Differentiation between wages and special legal relationship required
The reasoning of the BFH is as follows: In order for income from employment to be assumed, an inducement from the individual employment relationship must be recognisable. On the other hand, there is no salary if the benefit is based on a special legal relationship that exists independently of the employment relationship. However, the prerequisite for a special legal relationship is that the employee participation was effectively agreed under civil law and was actually carried out. The employee shareholding then represents an independent basis of income that is independent of the employment relationship. In this case, any income in the form of profit distributions or capital gains is not taxable in accordance with Section 19 EStG, but solely in accordance with the relevant provisions of the Income Tax Act. Contractually agreed leaver clauses, which link the continuation of the participation relationship to the continuation of the employment relationship, would not prevent the employee participation from being recognised for tax purposes as a special legal relationship.
Carmen Egermann
Senior Manager, Tax, Global Mobility Services
KPMG AG Wirtschaftsprüfungsgesellschaft
Ines Brunotte
Partner, Financial Services
KPMG AG Wirtschaftsprüfungsgesellschaft
Reduced-price acquisition of the equity interest is irrelevant
For the tax assessment of the sale proceeds, it is also irrelevant whether the employee has previously acquired the shareholding at a reduced price. However, it should be noted that a discounted acquisition is a taxable non-cash benefit. The benefit therefore falls under wages. According to the BFH, however, the acquisition and sale must be considered separately. A discounted acquisition of the shareholding does not mean that the capital gain is also attributable to wages.
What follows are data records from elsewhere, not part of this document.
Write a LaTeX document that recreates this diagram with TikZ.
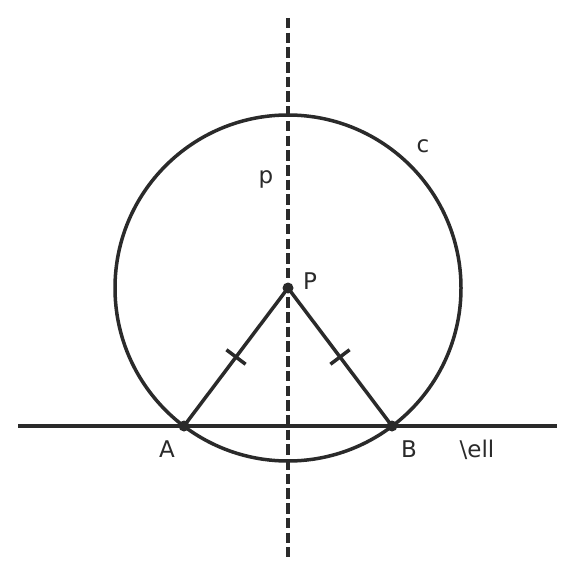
\documentclass[tikz,border=0pt]{standalone}
\usepackage{fontspec}
\setmainfont{DejaVu Sans}
\usetikzlibrary{calc}
\definecolor{ink}{HTML}{2A2A2A}
\begin{document}
\begin{tikzpicture}[x=1bp,y=-1bp,
  stroke/.style={draw=ink,line width=3.5bp},
  dline/.style={stroke,dash pattern=on 10.5bp off 4.2bp},
  dot/.style={circle,fill=ink,inner sep=0pt,minimum size=11bp},
  lbl/.style={text=ink,font=\fontsize{23bp}{27bp}\selectfont,inner sep=0pt}]
\useasboundingbox (0,0) rectangle (576,576);
\coordinate (P) at (288,288);
\coordinate (A) at (184,426);
\coordinate (B) at (392,426);
\coordinate (lL) at (18,426);
\coordinate (lR) at (557,426);
\coordinate (pT) at (288,18);
\coordinate (pB) at (288,557);
\draw[stroke] (lL) -- (lR);
\draw[dline] (pT) -- (pB);
\draw[stroke] (P) circle[radius=173];
\draw[stroke] (A) -- (P) -- (B);
\path ($(A)!0.5!(P)$) coordinate (mA);
\path ($(B)!0.5!(P)$) coordinate (mB);
\draw[stroke] ($(mA)!12bp!90:(P)$) -- ($(mA)!12bp!-90:(P)$);
\draw[stroke] ($(mB)!12bp!90:(P)$) -- ($(mB)!12bp!-90:(P)$);
\node[dot] (Pd) at (P) {};
\node[dot] (Ad) at (A) {};
\node[dot] (Bd) at (B) {};
\node[lbl] (Pl) at (310,281) {P};
\node[lbl] (pl) at (266,179) {p};
\node[lbl] (cl) at (423,146) {c};
\node[lbl] (Al) at (167,449) {A};
\node[lbl] (Bl) at (409,449) {B};
\node[lbl] (ll) at (477,450) {\textbackslash ell};
\end{tikzpicture}
\end{document}
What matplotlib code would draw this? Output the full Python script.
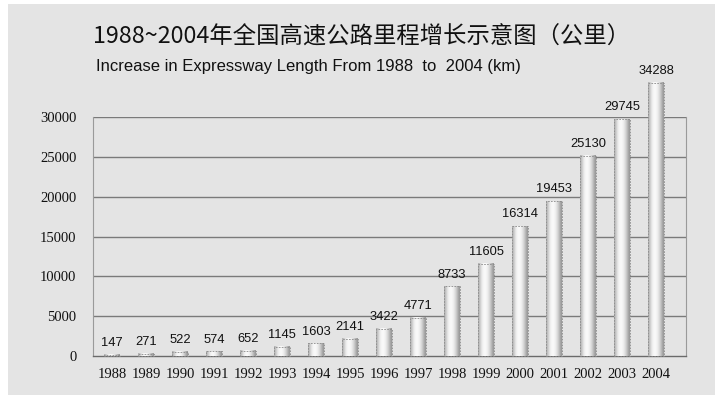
import matplotlib.pyplot as plt
import numpy as np
from matplotlib.patches import Rectangle

# 数据
years = ['1988', '1989', '1990', '1991', '1992', '1993', '1994', '1995', '1996',
         '1997', '1998', '1999', '2000', '2001', '2002', '2003', '2004']
lengths = [147, 271, 522, 574, 652, 1145, 1603, 2141, 3422,
           4771, 8733, 11605, 16314, 19453, 25130, 29745, 34288]
yticks = [0, 5000, 10000, 15000, 20000, 25000, 30000]

bg = '#e4e4e4'

fig = plt.figure(figsize=(7.15, 3.95), dpi=100, facecolor='white')
# серый фон скана
fig.patches.append(Rectangle((8 / 715, 0), 1, 1 - 4 / 395, transform=fig.transFigure,
                             facecolor=bg, edgecolor='none', zorder=-10))

ax = fig.add_axes([93 / 715, 1 - 356 / 395, 593 / 715, 239 / 395])
ax.set_facecolor(bg)

x = np.arange(len(years))
bars = ax.bar(x, lengths, width=0.47, facecolor='none', edgecolor='#8a8a8a',
              linestyle=(0, (2, 1.5)), linewidth=0.6, zorder=4, clip_on=False)

# градиент цилиндра
prof = np.array([0.70, 0.80, 0.90, 0.96, 0.98, 0.97, 0.94, 0.88, 0.80, 0.70, 0.60])
grad = prof.reshape(1, -1)
for b in bars:
    x0, w, h = b.get_x(), b.get_width(), b.get_height()
    ax.imshow(grad, cmap='gray', vmin=0, vmax=1, aspect='auto',
              extent=(x0, x0 + w, 0, h), interpolation='bicubic',
              zorder=3, clip_on=False)

# подписи значений
for xi, v in zip(x, lengths):
    ax.annotate(str(v), (xi, v), xytext=(0, 4), textcoords='offset points',
                ha='center', va='bottom', fontsize=9.3, family='Liberation Sans',
                color='#111111', zorder=5, annotation_clip=False)

for yv in yticks[1:]:
    ax.axhline(yv, color='#7a7a7a', lw=1.0, zorder=1)

ax.set_xlim(-0.56, 16.88)
ax.set_ylim(0, 30000)
ax.set_xticks(x)
ax.set_xticklabels(years, family='Liberation Serif', fontsize=10.5, color='#111111')
ax.set_yticks(yticks)
ax.set_yticklabels([str(t) for t in yticks], family='Liberation Serif',
                   fontsize=10.5, color='#111111')
ax.tick_params(length=0, pad=9)
ax.tick_params(axis='y', pad=12)
for s in ['left', 'right']:
    ax.spines[s].set_color('#9a9a9a')
    ax.spines[s].set_linewidth(0.8)
ax.spines['bottom'].set_color('#6a6a6a')
ax.spines['bottom'].set_linewidth(1.0)
ax.spines['top'].set_visible(False)

fig.text(93 / 715, 1 - 37 / 395, '1988~2004年全国高速公路里程增长示意图（公里）',
         family=['Noto Sans CJK SC', 'DejaVu Sans'], fontsize=16.8, color='#111111',
         va='center', ha='left')
fig.text(96 / 715, 1 - 67 / 395, 'Increase in Expressway Length From 1988  to  2004 (km)',
         family='Liberation Sans', fontsize=12, color='#111111', va='center', ha='left')

fig.savefig('out.png', dpi=100, facecolor=fig.get_facecolor())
Exception in the event of an unusual market overprice
However, the BFH has named one exception: If the employee receives an above-market price when selling the shareholding, this can be caused by the employment relationship even if a special legal relationship exists. The amount in excess of the market price is then taxable as wages.
The tax treatment remains dependent on the individual case
The BFH's judgement is to be welcomed. Nevertheless, the tax treatment remains dependent on the individual case. In particular, the approach of some tax offices and tax courts remains difficult to assess, also because there is currently no statement from the Federal Ministry of Finance. Companies should therefore continue to structure the establishment of a management participation carefully.
Shareholdings are a common remuneration instrument not only for employees, but also for board members and management. Here, too, the supervisory board should take the BFH's reasoning into account when structuring the programme.